Over at artblog We Make Money Not Art, chief blogger Regine has interviewed Wagner James Au, aka Hamlet Linden, on his time within virtual world Second Life, both as in-house and now freelance world chronicler.

We've had the odd tangle with Au in the past, but he is eminently sensible on the issue of 'virtual world marketing': "The biggest challenge is to create an interactive, sustainable marketing experience that has an actual value to virtual world players. Otherwise, they'll just ignore it. We're fast approaching the end of this kind of marketing's novelty value, so it's not enough for big companies to slap together an online world presence and expect users and the mainstream media to take notice."

When talking about gold farming, however, Au makes an interesting distinction between real-world mapping game economies (like Second Life's) and those using money in other more abstract ways, suggesting that "...traditional game developers are very retrograde and hypocritical about the matter, designing their fantasy worlds with an internal economy-- i.e., a system for handling supply and demand of scarce resources-- then getting offended when many of their players treat it as such."

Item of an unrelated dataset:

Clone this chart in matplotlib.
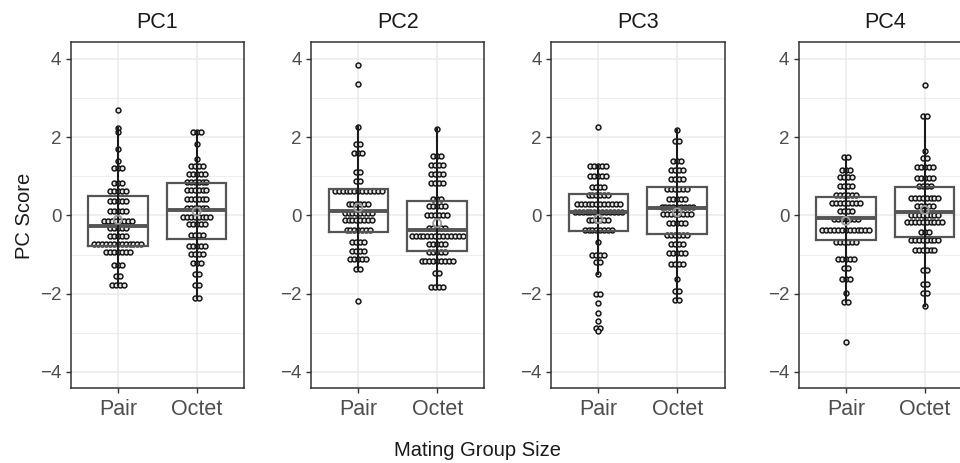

He also adds: "Game designers may get smart enough to take a clue from Second Life, creating an economy where genuine production of value is rewarded with real money, but really, I doubt it. The hyper-competitive game industry is always tottering on the brink of disaster, and to expect any kind of deep innovation from the giant media/software corporations that own most of the big online game publishers is pretty far-fetched."

Not sure I really 'get' this - isn't there a Second Life lawsuit pending over 'gaming the system' - effectively exploiting the game world in ways not unlike gold farming? Also, if it was financially viable for them to do so (due to gameplay structure), wouldn't people just gold farm the heck out of SL, too? That's not an economic-related constraint, to my mind. Questions, questions!